Joel Chandler Harris wrote editorials for The Atlanta Constitution for almost a quarter of a century, through seven presidential elections, and one thing is clear from his columns: He despised partisan rancor. With a bitterly contested presidential election upon us, we’d like to look back at his opinions of several presidents.
Harris promoted the New South, the creed popularized by his newspaper colleague, Henry Grady. They meant slightly different things by it. For both, the New South meant looking forward and not being imprisoned by the past and the resentments of the Civil War. But Grady, though no defender of slavery, did espouse a version of white supremacy. Harris, according to his most recent biographer, Walter M. Brash (Brer Rabbit, Uncle Remus and the “Cornfield Journalist”), believed that the emancipated were equal to whites and deserved to be treated that way.
Harris’s attitude toward the opposing presidents of the Civil War is telling. He did not care for the Confederacy’s Jefferson Davis because he couldn’t quit fighting the war and exhibited what Harris called a “restless petulance.” Abraham Lincoln was another matter.
As a teenager growing up on a middle Georgia plantation during Sherman’s March to the Sea, young Joe Harris did not think highly of the commander in chief who ordered the invasion. “During the Civil War, he despised Lincoln,” Brasch writes. But two decades later, writing for The Constitution, Harris had come to regard the assassinated president as “one of the greatest men in history.”

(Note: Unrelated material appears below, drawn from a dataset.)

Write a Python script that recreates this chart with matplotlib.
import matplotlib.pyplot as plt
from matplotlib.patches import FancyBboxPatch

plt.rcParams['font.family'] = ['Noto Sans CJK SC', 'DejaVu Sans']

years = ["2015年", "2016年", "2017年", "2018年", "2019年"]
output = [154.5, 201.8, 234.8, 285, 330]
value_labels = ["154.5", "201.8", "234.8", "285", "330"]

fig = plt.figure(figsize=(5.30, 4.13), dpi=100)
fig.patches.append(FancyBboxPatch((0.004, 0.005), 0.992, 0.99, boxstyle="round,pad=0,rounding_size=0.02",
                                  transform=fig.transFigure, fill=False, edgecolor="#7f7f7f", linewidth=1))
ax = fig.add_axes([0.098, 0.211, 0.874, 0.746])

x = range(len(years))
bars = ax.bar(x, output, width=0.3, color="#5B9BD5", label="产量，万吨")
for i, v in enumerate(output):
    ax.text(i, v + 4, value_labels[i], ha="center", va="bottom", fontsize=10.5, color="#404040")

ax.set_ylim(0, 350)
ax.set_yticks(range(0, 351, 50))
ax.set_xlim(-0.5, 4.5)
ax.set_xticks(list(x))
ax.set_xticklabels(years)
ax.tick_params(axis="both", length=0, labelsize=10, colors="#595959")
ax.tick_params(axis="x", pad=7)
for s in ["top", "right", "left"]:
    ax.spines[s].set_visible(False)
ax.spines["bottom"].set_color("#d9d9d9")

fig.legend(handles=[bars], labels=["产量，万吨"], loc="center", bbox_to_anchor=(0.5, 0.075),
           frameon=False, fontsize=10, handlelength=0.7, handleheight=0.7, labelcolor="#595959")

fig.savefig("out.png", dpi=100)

It’s worth noting that we have found three portraits of Lincoln in the Wren’s Nest archives this year. They do not appear to have been used as dart boards.
In 1900, Harris wrote a four-part fictional series in The Saturday Evening Post about a Confederate plot to kidnap Lincoln. The plot fails because the Confederate spies charged with nabbing the president fall under the spell of his wit and humanity and refuse to carry it out.
Among the readers who enjoyed the story was Theodore Roosevelt, who wrote Harris a letter shortly after becoming president in 1901, thanking him for his efforts in “the blotting out of sectional antagonism.” Roosevelt was the only president Harris knew personally. When Teddy visited Atlanta in 1905, he sent word that he wanted to meet Harris because he and his family admired the Uncle Remus stories so much. The president later sent a stuffed owl to the Wren’s Nest so it could watch over the Harris family (its glassy eyes still look over the family room). He also invited the author to visit him in the White House, which Harris, who generally avoided
such social occasions, did in 1907.
After Harris died the following year, Roosevelt came to Atlanta and gave a speech to help raise money to turn his house into a museum. His successors in office, William Howard Taft and Woodrow Wilson, also endorsed the drive and allowed their names to be used as honorary board members.
Harris would have appreciated the fact that Taft was a Republican and Wilson a Democrat. In fund-raising, as in life, nonpartisanship has its advantages.